President Joe Biden has made not made secret his distaste for firearms over the course of his storied political career.

Nearly 30 years ago Biden assisted in securing the passage of a so-called assault weapons ban, and the president has made it clear that he would love to see such a law re-materialize during his time as president.

While it would be nearly impossible for him to succeed in passing something of that magnitude this week — or ever — he has issued an executive order aimed at increased gun control.

This order is both broad in scope and narrow in practicality — while the order contains a great deal of rhetoric on advancing various methods of gun control, it is not apparent that we will perceive much of a difference in our day-to-day lives.
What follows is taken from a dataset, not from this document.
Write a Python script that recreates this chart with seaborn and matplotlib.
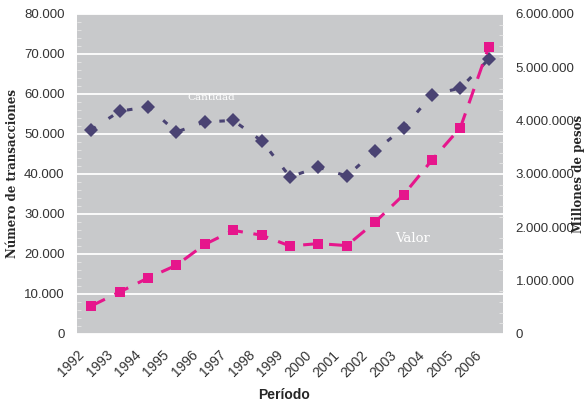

“”It’s common sense,” Biden said during a speech he gave that included the announcement of this new executive order.

Much of it is not common sense, but there is one that I think most law-abiding citizens will get behind. Frankly, that surprised me.

I’ll share which one made sense to me after highlighting all the directives of the executive order below, so you can see it without bias.
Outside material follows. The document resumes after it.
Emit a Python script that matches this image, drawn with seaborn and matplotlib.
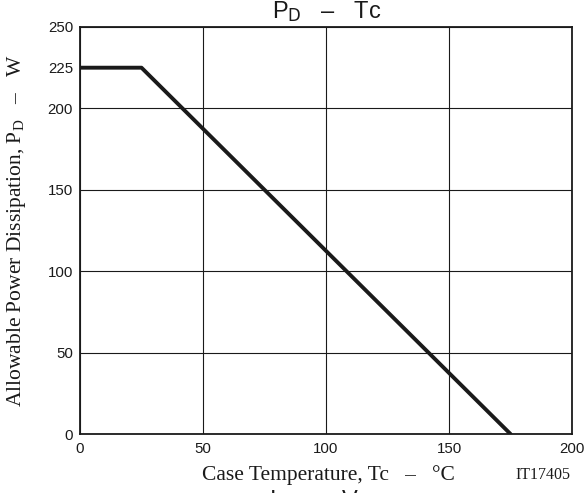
import matplotlib
matplotlib.use("Agg")
import matplotlib.pyplot as plt
import seaborn as sns
import pandas as pd

# Data
case_temp = [0, 25, 175]          # Tc (°C)
power_diss = [225, 225, 0]        # PD (W)
x_ticks = [0, 50, 100, 150, 200]
y_ticks = [0, 50, 100, 150, 200, 225, 250]

sns.set_style("white")
plt.rcParams['font.family'] = ['Liberation Sans', 'DejaVu Sans']
plt.rcParams['mathtext.fontset'] = 'custom'
plt.rcParams['mathtext.rm'] = 'Liberation Serif'
plt.rcParams['mathtext.it'] = 'Liberation Serif'

W, H = 585, 493
fig = plt.figure(figsize=(W / 100, H / 100), dpi=100)
ax = fig.add_axes([80 / W, 1 - 434 / H, (572 - 80) / W, (434 - 27) / H])

df = pd.DataFrame({"Tc": case_temp, "PD": power_diss})
sns.lineplot(data=df, x="Tc", y="PD", ax=ax, color="#1a1a1a", linewidth=2.8,
             sort=False, zorder=5)

ax.set_xlim(0, 200)
ax.set_ylim(0, 250)
ax.set_xticks(x_ticks)
ax.set_yticks(y_ticks)
ax.set_xticklabels([str(v) for v in x_ticks])
ax.set_yticklabels([str(v) for v in y_ticks])
ax.tick_params(axis='both', length=0, labelsize=10.8, colors='#1a1a1a')
ax.tick_params(axis='x', pad=6)
ax.tick_params(axis='y', pad=5)

ax.grid(True, color='#1a1a1a', linewidth=0.8)
for i, v in enumerate(y_ticks):
    if v == 225:
        ax.yaxis.get_gridlines()[i].set_visible(False)

for s in ax.spines.values():
    s.set_color('#1a1a1a')
    s.set_linewidth(1.3)
    s.set_visible(True)

ax.set_xlabel("")
ax.set_ylabel("")

serif = ['Liberation Serif', 'DejaVu Serif']
fig.text(328 / W, 1 - 475 / H, "Case Temperature, Tc   –   °C", family=serif,
         fontsize=15.5, ha='center', va='center', color='#1a1a1a')
fig.text(17 / W, 1 - 231 / H, "Allowable Power Dissipation, P$_{\\mathrm{D}}$   –   W",
         family=serif, fontsize=15.5, ha='center', va='center', rotation=90,
         color='#1a1a1a')
fig.text(543 / W, 1 - 475 / H, "IT17405", family=serif, fontsize=11.5,
         ha='center', va='center', color='#1a1a1a')

fig.text(327 / W, 1 - 19 / H, "P$_{\\mathsf{D}}$   –   Tc", fontsize=17,
         ha='center', va='baseline', color='#1a1a1a')
fig.text(325 / W, 1 - 489 / H, "I$_{\\mathsf{D}}$   –   V$_{\\mathsf{DS}}$", fontsize=17,
         ha='center', va='top', color='#1a1a1a')

fig.savefig("out.png", dpi=100)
You can read the entirety of the White House Fact Sheet here. It is quite long, so I’ve taken the liberty of taking the biggest points and sharing them below. This list is all a direct quote from the website:

  1. Increase the number of background checks by ensuring that all background checks required by law are conducted before firearm purchases, moving the U.S. as close to universal background checks as possible without additional legislation.
  2. Improve public awareness and increase appropriate use of extreme risk protection (“red flag”) orders and safe storage of firearms.
  3. Address the loss or theft of firearms during shipping.
  4. Provide the public and policymakers with more information regarding federally licensed firearms dealers who are violating the law.
  5. Use the Department of Defense’s acquisition of firearms to further firearm and public safety practices.
  6. [Encourage] the independent Federal Trade Commission (FTC) to issue a public report analyzing how gun manufacturers market firearms to minors and how such manufacturers market firearms to all civilians, including through the use of military imagery.
  7. Help catch shooters by accelerating federal law enforcement’s reporting of ballistics data.
  8. Accelerate and intensify implementation of the Bipartisan Safer Communities Act (BSCA).
  9. Improve federal support for gun violence survivors, victims and survivors’ families, first responders to gun violence, and communities affected by gun violence.
  10. Advance congressional efforts to prevent the proliferation of firearms undetectable by metal detectors.
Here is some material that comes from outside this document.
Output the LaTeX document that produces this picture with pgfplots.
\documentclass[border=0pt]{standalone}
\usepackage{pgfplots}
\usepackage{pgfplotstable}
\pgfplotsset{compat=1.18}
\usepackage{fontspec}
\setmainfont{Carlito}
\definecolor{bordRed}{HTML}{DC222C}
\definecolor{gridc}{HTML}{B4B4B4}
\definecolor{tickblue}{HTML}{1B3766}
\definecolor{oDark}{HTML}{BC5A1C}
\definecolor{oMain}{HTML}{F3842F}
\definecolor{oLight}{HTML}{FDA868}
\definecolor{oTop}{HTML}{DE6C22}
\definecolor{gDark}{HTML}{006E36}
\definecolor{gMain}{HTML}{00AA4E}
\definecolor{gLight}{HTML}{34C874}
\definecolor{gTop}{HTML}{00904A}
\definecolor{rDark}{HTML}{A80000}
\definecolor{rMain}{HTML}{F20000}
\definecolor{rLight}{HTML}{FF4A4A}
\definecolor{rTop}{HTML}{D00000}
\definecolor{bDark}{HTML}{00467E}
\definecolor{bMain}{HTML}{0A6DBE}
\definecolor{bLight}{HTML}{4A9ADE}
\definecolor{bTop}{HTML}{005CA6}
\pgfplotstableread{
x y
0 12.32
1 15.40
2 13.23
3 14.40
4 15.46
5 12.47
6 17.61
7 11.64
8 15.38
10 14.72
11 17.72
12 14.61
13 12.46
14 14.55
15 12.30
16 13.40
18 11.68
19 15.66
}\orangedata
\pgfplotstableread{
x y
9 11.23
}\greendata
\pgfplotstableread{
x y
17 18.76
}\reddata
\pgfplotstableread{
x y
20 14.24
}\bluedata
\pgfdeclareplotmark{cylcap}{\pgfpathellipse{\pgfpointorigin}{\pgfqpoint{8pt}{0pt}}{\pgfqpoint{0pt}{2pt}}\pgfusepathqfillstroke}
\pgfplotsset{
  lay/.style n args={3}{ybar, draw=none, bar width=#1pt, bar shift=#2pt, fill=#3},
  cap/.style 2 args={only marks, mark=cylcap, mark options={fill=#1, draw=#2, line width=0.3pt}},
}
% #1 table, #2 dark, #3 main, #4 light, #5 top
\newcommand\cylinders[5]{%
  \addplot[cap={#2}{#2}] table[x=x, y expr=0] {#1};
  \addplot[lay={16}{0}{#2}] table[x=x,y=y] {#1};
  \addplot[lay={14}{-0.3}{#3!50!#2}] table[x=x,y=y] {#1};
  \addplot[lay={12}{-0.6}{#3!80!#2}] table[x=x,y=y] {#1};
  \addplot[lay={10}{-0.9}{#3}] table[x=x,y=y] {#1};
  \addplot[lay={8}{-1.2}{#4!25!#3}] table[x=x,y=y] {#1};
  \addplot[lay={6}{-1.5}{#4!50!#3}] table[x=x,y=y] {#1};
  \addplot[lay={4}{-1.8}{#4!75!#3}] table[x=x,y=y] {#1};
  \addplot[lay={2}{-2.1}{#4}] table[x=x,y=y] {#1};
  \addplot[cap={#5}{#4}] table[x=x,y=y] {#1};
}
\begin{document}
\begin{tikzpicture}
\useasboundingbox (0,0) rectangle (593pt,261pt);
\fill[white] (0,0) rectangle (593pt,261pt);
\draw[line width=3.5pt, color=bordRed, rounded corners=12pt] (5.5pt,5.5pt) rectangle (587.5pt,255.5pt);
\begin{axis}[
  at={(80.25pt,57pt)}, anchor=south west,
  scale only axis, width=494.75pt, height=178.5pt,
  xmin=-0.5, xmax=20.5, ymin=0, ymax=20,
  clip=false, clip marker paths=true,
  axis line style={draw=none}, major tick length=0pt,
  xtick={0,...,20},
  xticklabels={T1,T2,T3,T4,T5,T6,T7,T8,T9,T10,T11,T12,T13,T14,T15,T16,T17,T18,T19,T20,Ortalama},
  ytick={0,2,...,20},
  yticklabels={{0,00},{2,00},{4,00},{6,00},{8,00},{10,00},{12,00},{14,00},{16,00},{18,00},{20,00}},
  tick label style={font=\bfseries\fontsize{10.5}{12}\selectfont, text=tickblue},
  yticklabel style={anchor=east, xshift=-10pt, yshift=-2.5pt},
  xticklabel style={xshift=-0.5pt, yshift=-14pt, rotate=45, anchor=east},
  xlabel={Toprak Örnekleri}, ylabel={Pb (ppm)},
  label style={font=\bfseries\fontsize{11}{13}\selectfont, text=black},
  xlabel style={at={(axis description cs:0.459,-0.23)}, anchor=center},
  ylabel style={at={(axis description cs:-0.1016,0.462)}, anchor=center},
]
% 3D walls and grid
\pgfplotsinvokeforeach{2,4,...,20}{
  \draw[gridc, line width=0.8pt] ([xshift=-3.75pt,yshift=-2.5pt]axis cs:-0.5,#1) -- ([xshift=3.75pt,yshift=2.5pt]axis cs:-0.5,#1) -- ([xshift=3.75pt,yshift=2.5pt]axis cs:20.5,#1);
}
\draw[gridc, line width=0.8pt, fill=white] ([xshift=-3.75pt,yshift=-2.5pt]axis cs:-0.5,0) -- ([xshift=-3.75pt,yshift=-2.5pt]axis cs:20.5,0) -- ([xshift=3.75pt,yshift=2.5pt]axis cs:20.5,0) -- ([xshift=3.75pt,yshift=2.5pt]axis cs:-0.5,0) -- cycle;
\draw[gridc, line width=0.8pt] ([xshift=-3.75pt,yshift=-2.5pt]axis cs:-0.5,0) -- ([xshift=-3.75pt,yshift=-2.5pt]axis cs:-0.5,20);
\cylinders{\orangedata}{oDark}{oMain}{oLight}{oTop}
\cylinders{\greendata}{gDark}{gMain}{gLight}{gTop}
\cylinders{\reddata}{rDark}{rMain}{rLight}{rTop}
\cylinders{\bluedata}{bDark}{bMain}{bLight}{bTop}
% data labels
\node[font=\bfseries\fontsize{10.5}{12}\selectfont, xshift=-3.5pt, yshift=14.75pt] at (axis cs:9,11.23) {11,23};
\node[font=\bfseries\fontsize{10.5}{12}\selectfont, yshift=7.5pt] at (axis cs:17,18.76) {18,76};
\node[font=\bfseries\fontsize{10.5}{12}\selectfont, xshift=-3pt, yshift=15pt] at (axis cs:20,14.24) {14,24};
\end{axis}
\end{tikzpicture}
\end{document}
Now, some of this feels more like a gesture than anything else — an executive order that includes encouraging an entity to do something doesn’t mean all that much — but there are some significant directives in here as well, including the increasing usage of red flag laws.

The one point I think most people will be able to support is a concerted effort to curtail the theft of firearms during shipping. I suspect that the methodology the Biden administration might employ would be very different than what a Republican administration might employ, but conceptually, it’s hard to be pro-theft, especially when it comes to something millions of Americans are so passionate about.

It will be interesting to see what results stem from this executive order, but the sentiment appears clear: Biden seems to know he’s not going to win on a so-called assault weapons ban push, so he’s trying to see what else he can do to curtail the firearms industry.

That “assault weapon” isn’t really a real term doesn’t seem to bother him all that much.